What Is the Clayton Antitrust Act?
The Clayton Antitrust Act is a piece of legislation passed by the U.S. Congress in 1914. The act defines unethical business practices, such as price-fixing and monopolies, and upholds various rights of labor. The Federal Trade Commission (FTC) and the Antitrust Division of the U.S. Department of Justice (DOJ) enforce the provisions of the Clayton Antitrust Act, which continue to affect American business practices today.
- The Clayton Antitrust Act, passed in 1914, continues to regulate U.S. business practices today.
- Intended to strengthen earlier antitrust legislation, the act prohibits anticompetitive mergers, predatory and discriminatory pricing, and other forms of unethical corporate behavior.
- The Clayton Antitrust Act also protects individuals by allowing lawsuits against companies and upholding the rights of labor to organize and protest peacefully.
- There have been several amendments to the act, expanding its provisions.
Understanding the Clayton Antitrust Act
At the turn of the 20th century, a handful of large U.S. corporations began to dominate entire industry segments by engaging in predatory pricing, exclusive dealings, and mergers designed to destroy competitors.
In 1914, Rep.
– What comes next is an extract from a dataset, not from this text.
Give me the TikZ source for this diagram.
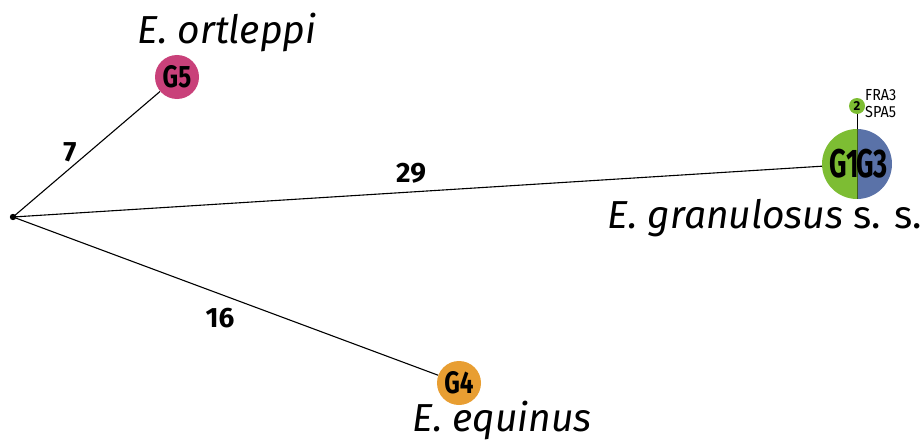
\documentclass[tikz,border=0pt]{standalone}
\usepackage{fontspec}
\setmainfont{Fira Sans}
\begin{document}
\begin{tikzpicture}[x=1pt,y=-1pt,
  branch/.style={line width=1.1pt,black},
  gtext/.style={font=\fontsize{31}{31}\selectfont\bfseries},
  bigg/.style={font=\fontsize{40}{40}\selectfont\bfseries},
  species/.style={font=\fontsize{39}{39}\selectfont\itshape},
  blabel/.style={font=\fontsize{28}{28}\selectfont\bfseries}]
\useasboundingbox (0,0) rectangle (921,444);
\definecolor{gfive}{HTML}{C9417A}
\definecolor{gone}{HTML}{7DBD33}
\definecolor{gthree}{HTML}{5A72A8}
\definecolor{gfour}{HTML}{E89E32}
\coordinate (root) at (13,217);
\node[circle,minimum size=44pt,inner sep=0] (g5) at (177,77) {};
\node[circle,minimum size=44pt,inner sep=0] (g4) at (459,383) {};
\node[circle,minimum size=70pt,inner sep=0] (g13) at (857,164) {};
\node[circle,minimum size=16pt,inner sep=0] (s2) at (857,106) {};
\draw[branch] (root) -- (g5);
\draw[branch] (root) -- (g13);
\draw[branch] (root) -- (g4);
\draw[line width=1pt] (s2.south) -- (g13.north);
\fill (root) circle (3.2);
\fill[gfive] (g5) circle (22);
\node[gtext] at (g5) {\scalebox{0.78}[1]{G5}};
\fill[gfour] (g4) circle (22);
\node[gtext] at (g4) {\scalebox{0.78}[1]{G4}};
\begin{scope}
\clip (g13) circle (35);
\fill[gone] (822,129) rectangle (857,199);
\fill[gthree] (857,129) rectangle (892,199);
\end{scope}
\draw[line width=0.8pt,gone!50!black] (857,129) -- (857,199);
\node[bigg,anchor=east,inner sep=0] at (859,164) {\scalebox{0.68}[1]{G1}};
\node[bigg,anchor=west,inner sep=0] at (856,164) {\scalebox{0.68}[1]{G3}};
\fill[gone] (s2) circle (8);
\node[font=\fontsize{13}{13}\selectfont\bfseries] at (s2) {2};
\node[font=\fontsize{16}{17}\selectfont,align=left,anchor=west,inner sep=0] (lab) at (865,104) {\scalebox{0.9}[1]{FRA3}\\\scalebox{0.9}[1]{SPA5}};
\node[blabel] at (70,152) {7};
\node[blabel] at (411,173) {29};
\node[blabel] at (220,318) {16};
\node[species] at (227,33) {E. ortleppi};
\node[species] at (765,218) {E. granulosus {\upshape s. s.}};
\node[species] at (502,420) {E. equinus};
\end{tikzpicture}
\end{document}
Henry De Lamar Clayton, of Alabama, introduced legislation to regulate the behavior of massive entities. The bill passed the House of Representatives with a vast majority on June 5, 1914. President Woodrow Wilson signed the initiative into law on Oct. 15, 1914.
The act is enforced by the FTC and prohibits exclusive sales contracts, certain types of rebates, discriminatory freight agreements, and local price-cutting maneuvers. It also forbids certain types of holding companies. According to the FTC, the Clayton Act also allows private parties to take legal action against companies and seek triple damages when they have been harmed by conduct against the Clayton Act. They may also seek and get a court order against any future anticompetitive practice.
In addition, the Clayton Act specifies that labor is not an economic commodity. It upholds issues conducive to organized labor, declaring peaceful strikes, picketing, boycotts, agricultural cooperatives, and labor unions were all legal under federal law.
There are 26 sections to the Clayton Act. Among them, the most notable include:
- The second section, which deals with the unlawfulness of price discrimination, price-cutting, and predatory pricing.
- Exclusive dealings or the attempt to create a monopoly, which is addressed in the third section.
- The fourth section, which states the right of private lawsuits of any individual injured by anything forbidden in the antitrust laws.
- Labor and the exemption of the workforce, which are covered in the sixth section.
- The seventh section, which handles mergers and acquisitions and is often referred to when multiple companies attempt to become a single entity.
The Clayton Antitrust Act is still in force today, essentially in its original form. However, it was somewhat amended by the Robinson-Patman Act of 1936 and the Celler-Kefauver Act of 1950. The Robinson-Patman Act reinforced laws against price discrimination among customers. The Celler-Kefauver Act prohibited one company from acquiring the stock or assets of another firm, if an acquisition reduced competition. It further extended antitrust laws to cover all types of mergers across industries, not just horizontal ones within the same sector.
The act was also amended by the Hart-Scott-Rodino Antitrust Improvements Act of 1976. This amendment made it a requirement that companies planning big mergers or acquisitions make their intentions known to the government before taking any such action.
Clayton Antitrust Act vs. Sherman Antitrust Act
The Sherman Antitrust Act of 1890 was proposed by John Sherman from Ohio and was later amended by the Clayton Antitrust Act. The Sherman Antitrust Act prohibited trusts and outlawed monopolistic business practices, making them illegal in an effort to bolster competition within the marketplace.
The act contained three different sections. The first defined and banned different types of anticompetitive conduct. The second section addressed the end results considered to be anticompetitive. The third and final section extended the provisions in the first section to include D.C. and any U.S. territories.
But the language used in the Sherman Act was deemed too vague. This allowed businesses to continue engaging in operations that discouraged competition and fair pricing. These controlling practices directly impacted local concerns and often drove smaller entities out of business, which necessitated the passing of the Clayton Antitrust Act in 1914.
While the Clayton Act continued the Sherman Act’s ban on anticompetitive mergers and the practice of price discrimination, it also addressed issues the older act didn’t cover by outlawing incipient forms of unethical behavior. For example, while the Sherman Antitrust Act made monopolies illegal, the Clayton Antitrust Act banned operations intended to lead to the formationof monopolies.